SEOUL, May 24 (Yonhap) -- President Moon Jae-in's proposal for a constitutional revision was scuttled Thursday as opposition parties boycotted a parliamentary vote to pass the controversial motion.

The National Assembly convened a plenary session at 10:00 a.m. to deal with the bill proposed by Moon in March, which called for changing the current five-year single-term presidency to a four-year presidency with the possibility of one re-election.

Only 114 ruling party lawmakers attended the session and participated in the vote. Immediately after the vote, the speaker declared it void due to a lack of a quorum. Its passage required approval by more than two-thirds of lawmakers.
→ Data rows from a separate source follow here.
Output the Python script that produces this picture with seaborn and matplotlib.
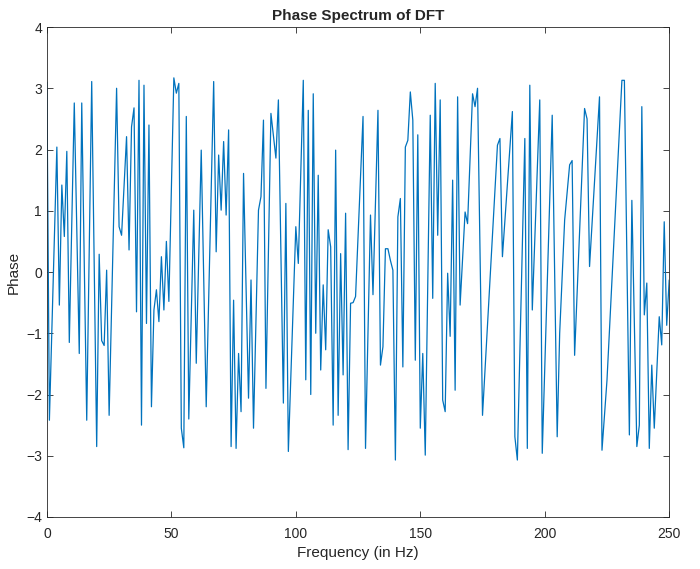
import numpy as np
import pandas as pd
import matplotlib
matplotlib.use("Agg")
import matplotlib.pyplot as plt
import seaborn as sns

# turning points of the phase curve
freq = [0, 1, 4, 5, 6, 7, 8, 9, 11, 13, 14, 16, 18, 20, 21, 22, 23, 24, 25,
        28, 29, 30, 32, 33, 34, 35, 36, 37, 38, 39, 40, 41, 42, 43, 44, 45, 46,
        47, 48, 49, 51, 52, 53, 54, 55, 56, 57, 59, 60, 62, 64, 67, 68, 69, 70,
        71, 72, 73, 74, 75, 76, 77, 78, 79, 81, 82, 83, 85, 86, 87, 88, 90, 92,
        93, 95, 96, 97, 100, 101, 103, 104, 105, 106, 107, 108, 109, 110, 111,
        112, 113, 114, 115, 116, 117, 118, 119, 120, 121, 122, 123, 124, 127,
        128, 130, 131, 133, 134, 135, 136, 137, 138, 139, 140, 141, 142, 143,
        144, 145, 146, 147, 148, 149, 150, 151, 152, 154, 155, 156, 157, 158,
        159, 160, 161, 162, 163, 164, 165, 166, 168, 169, 171, 172, 173, 175,
        181, 182, 183, 187, 188, 189, 192, 193, 194, 195, 198, 199, 203, 205,
        206, 208, 210, 211, 212, 216, 217, 218, 222, 223, 225, 231, 232, 234,
        235, 237, 238, 239, 240, 241, 242, 243, 244, 246, 247, 248, 249, 250]
phase = [3.10, -2.42, 2.04, -0.54, 1.42, 0.58, 1.97, -1.15, 2.76, -1.33, 2.76,
         -2.42, 3.11, -2.85, 0.29, -1.12, -1.20, 0.03, -2.34,
         3.00, 0.74, 0.60, 2.21, 0.36, 2.37, 2.68, -0.65, 3.13, -2.50, 3.05,
         -0.84, 2.40, -2.20, -0.62, -0.29, -0.81, 0.25,
         -0.62, 0.50, -0.48, 3.17, 2.92, 3.08, -2.55, -2.87, 2.54, -2.40, 1.01,
         -1.49, 1.99, -2.20, 3.11, 0.33, 1.91, 1.01,
         2.13, 0.93, 2.32, -2.85, -0.46, -2.88, -1.33, -2.28, 1.61, -2.06, -0.13,
         -2.55, 1.01, 1.23, 2.48, -1.90, 2.59, 1.86,
         2.81, -2.14, 1.12, -2.93, 0.74, 0.14, 3.13, -1.76, 2.64, -2.00, 2.91,
         -1.00, 1.58, -1.60, -0.21,
         -1.27, 0.69, 0.41, -2.50, 1.99, -2.34, 0.30, -1.68, 0.96, -2.90, -0.51,
         -0.50, -0.40, 2.54,
         -2.88, 0.93, -0.37, 2.64, -1.52, -1.22, 0.38, 0.38, 0.19, 0.03, -3.07,
         0.90, 1.20, -1.55,
         2.04, 2.15, 2.94, 2.48, -1.44, 2.24, -2.55, -1.33, -2.99, 2.56, -0.43,
         3.08, 0.60, 2.81,
         -2.09, -2.28, -0.02, -1.05, 1.50, -1.93, 2.86, -0.54, 0.98, 0.79, 2.91,
         2.70, 3.00, -2.34,
         2.07, 2.18, 0.25, 2.62, -2.69, -3.07, 2.18, -2.88, 3.05, -0.62, 2.81,
         -2.96, 2.56, -2.69,
         -1.00, 0.85, 1.75, 1.82, -1.36, 2.67, 2.50, 0.09, 2.86, -2.91, -1.77,
         3.13, 3.13, -2.66,
         1.17, -2.85, -2.50, 2.70, -0.70, -0.18, -2.88, -1.52, -2.55, -0.73,
         -1.19, 0.82, -0.87, -0.13]

xticks = [0, 50, 100, 150, 200, 250]
yticks = [-4, -3, -2, -1, 0, 1, 2, 3, 4]

df = pd.DataFrame({"freq": freq, "phase": phase})

sns.set_theme(style="white")
plt.rcParams["font.family"] = ["Liberation Sans", "DejaVu Sans"]

fig = plt.figure(figsize=(7, 5.69), dpi=100)
ax = fig.add_axes([0.067, 0.0914, 0.889, 0.8611])
sns.lineplot(data=df, x="freq", y="phase", color="#0072BD", linewidth=0.9,
             sort=False, ax=ax)

ax.set_xlim(0, 250)
ax.set_ylim(-4, 4)
ax.set_xticks(xticks)
ax.set_yticks(yticks)
ax.tick_params(direction="in", length=4, width=0.6, colors="#262626",
               labelsize=10, top=True, right=True, bottom=True, left=True)
ax.tick_params(axis="x", pad=7.5)
for s in ax.spines.values():
    s.set_color("#262626")
    s.set_linewidth(0.6)

ax.set_title("Phase Spectrum of DFT", fontsize=11, fontweight="bold", pad=5)
ax.set_xlabel("Frequency (in Hz)", fontsize=11, color="#262626", labelpad=3)
ax.set_ylabel("Phase", fontsize=11, color="#262626", labelpad=4)

fig.savefig("out.png", dpi=100)
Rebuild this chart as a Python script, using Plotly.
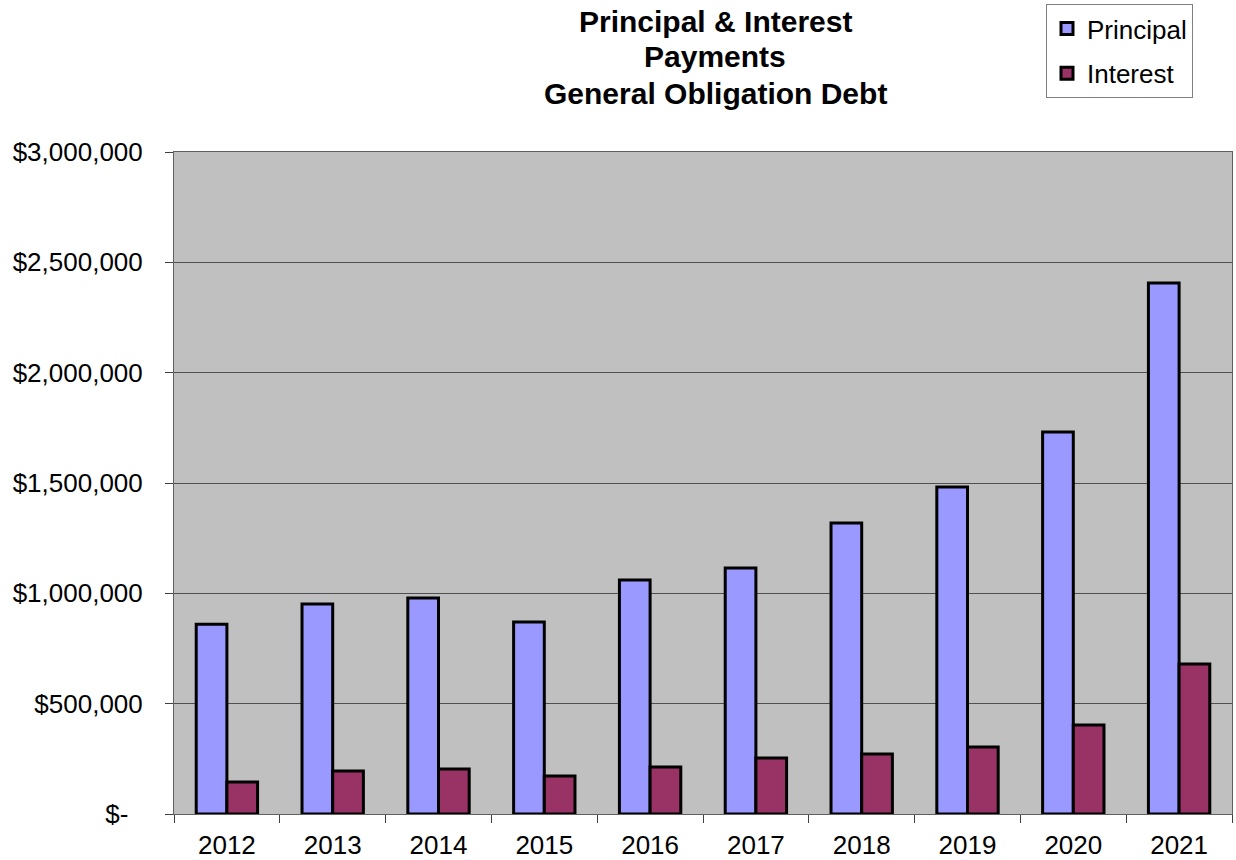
import plotly.graph_objects as go

years = ["2012", "2013", "2014", "2015", "2016", "2017", "2018", "2019", "2020", "2021"]
principal = [860000, 952000, 979000, 870000, 1060000, 1115000, 1319000, 1482000, 1731000, 2406000]
interest = [145000, 195000, 204000, 172000, 213000, 254000, 272000, 304000, 403000, 680000]

y_tickvals = [0, 500000, 1000000, 1500000, 2000000, 2500000, 3000000]
y_ticktext = ["$-\u00a0\u00a0", "$500,000", "$1,000,000", "$1,500,000", "$2,000,000", "$2,500,000", "$3,000,000"]

title_lines = ["Principal & Interest", "Payments", "General Obligation Debt"]

font_family = "Liberation Sans, Arial, sans-serif"
W, H = 1236, 860

fig = go.Figure()
fig.add_trace(go.Bar(
    x=years, y=principal, name="Principal", legendgroup="p",
    marker=dict(color="#9999FF", line=dict(color="black", width=3)),
))
fig.add_trace(go.Bar(
    x=years, y=interest, name="Interest", legendgroup="i",
    marker=dict(color="#993366", line=dict(color="black", width=3)),
))

title_y_px = [22, 57, 94]
for txt, ypx in zip(title_lines, title_y_px):
    fig.add_annotation(
        text="<b>" + txt + "</b>",
        xref="paper", yref="paper",
        x=(715 - 174) / (1232 - 174), y=(814 - ypx) / (814 - 152),
        xanchor="center", yanchor="middle",
        showarrow=False,
        font=dict(family=font_family, size=30, color="black"),
    )

fig.update_layout(
    template="none",
    width=W, height=H,
    margin=dict(l=174, r=W - 1232, t=152, b=H - 814, autoexpand=False),
    paper_bgcolor="white",
    plot_bgcolor="#C0C0C0",
    barmode="group",
    bargap=0.42,
    bargroupgap=0,
    font=dict(family=font_family, size=26, color="black"),
    showlegend=True,
    legend=dict(
        xref="container", yref="container",
        x=1046 / W, xanchor="left",
        y=1 - 4 / H, yanchor="top",
        bgcolor="white", bordercolor="#808080", borderwidth=1,
        font=dict(family=font_family, size=26, color="black"),
        tracegroupgap=8,
        traceorder="grouped",
        itemwidth=30,
    ),
    xaxis=dict(
        type="category",
        showline=True, linecolor="#606060", linewidth=1, mirror=True,
        ticks="outside", tickson="boundaries", ticklen=8, tickcolor="#404040",
        showgrid=False,
        tickfont=dict(family=font_family, size=26, color="black"),
        ticklabelstandoff=8,
        automargin=False,
    ),
    yaxis=dict(
        range=[0, 3000000],
        tickmode="array",
        tickvals=y_tickvals, ticktext=y_ticktext,
        showline=True, linecolor="#606060", linewidth=1, mirror=True,
        ticks="outside", ticklen=8, tickcolor="#404040",
        showgrid=True, gridcolor="#505050", gridwidth=1,
        zeroline=False,
        tickfont=dict(family=font_family, size=26, color="black"),
        ticklabelstandoff=17,
        automargin=False,
    ),
)

fig.write_html(
    "out.html",
    config={"displayModeBar": False},
    post_script="document.body.style.margin='0';document.body.style.overflow='hidden';",
)
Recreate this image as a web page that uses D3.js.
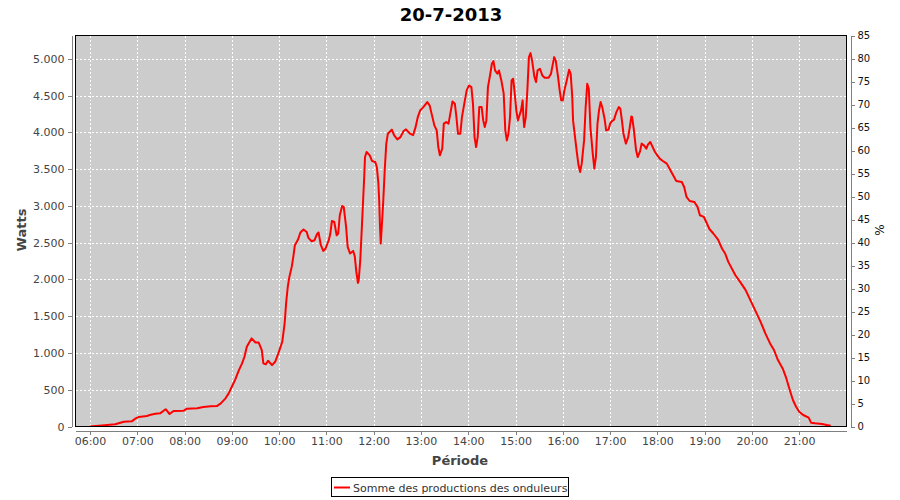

In the 288-member parliament, the ruling Democratic Party (DP) holds 118 seats, which is insufficient for a quorum for a vote.

Thursday was the deadline for parliament to vote on the bill. As the deadline cannot be met, it will be effectively nullified. The Constitution requires lawmakers to vote on a constitutional revision bill within 60 days of it put being on a public notice.

"It is very regrettable that the government-proposed motion was scuttled," National Assembly Speaker Chung Se-kyun said after the voting.

The speaker called on lawmakers to produce a new bill on the revision through consultations until next month.

"But aspirations for the constitutional revision remains intact and most South Koreans agree on the need to amend the Constitution. Lawmakers should produce a fresh bill as soon as possible and put it up for people's decision," he added.

This image, captured from footage of Yonhap News TV, shows the number of each political party's seats in the 288-member parliament. (Yonhap) This image, captured from footage of Yonhap News TV, shows the number of each political party's seats in the 288-member parliament. (Yonhap)

The constitutional revision is intended to change the structure of power in South Korea. There are calls to revise the current presidential system as too much power is concentrated in the hands of the president. The Constitution was last amended in 1987.

Opposition parties had threatened to boycott the session, calling on Moon to withdraw the motion.

They claimed that the government-sponsored motion was drawn up without adequate consultation with parliament.

But the ruling party urged opposition parties to attend the session, citing lawmakers' duty under the Constitution.

With the voting nullified, partisan wrangling is expected to deepen just days after the National Assembly passed key bills Monday following a parliamentary impasse of around 50 days.

The parliament approved a 3.83 trillion won (US$3.54 billion) extra budget bill and a proposal to appoint a special prosecutor to investigate an online opinion rigging scandal involving a former ruling party lawmaker.

The scandal centers on allegations that Kim Kyoung-soo, a former DP lawmaker who has close ties to Moon, knew and communicated with a power blogger, known by his nickname Druking, who rigged online comments on news stories with his team to sway public opinion.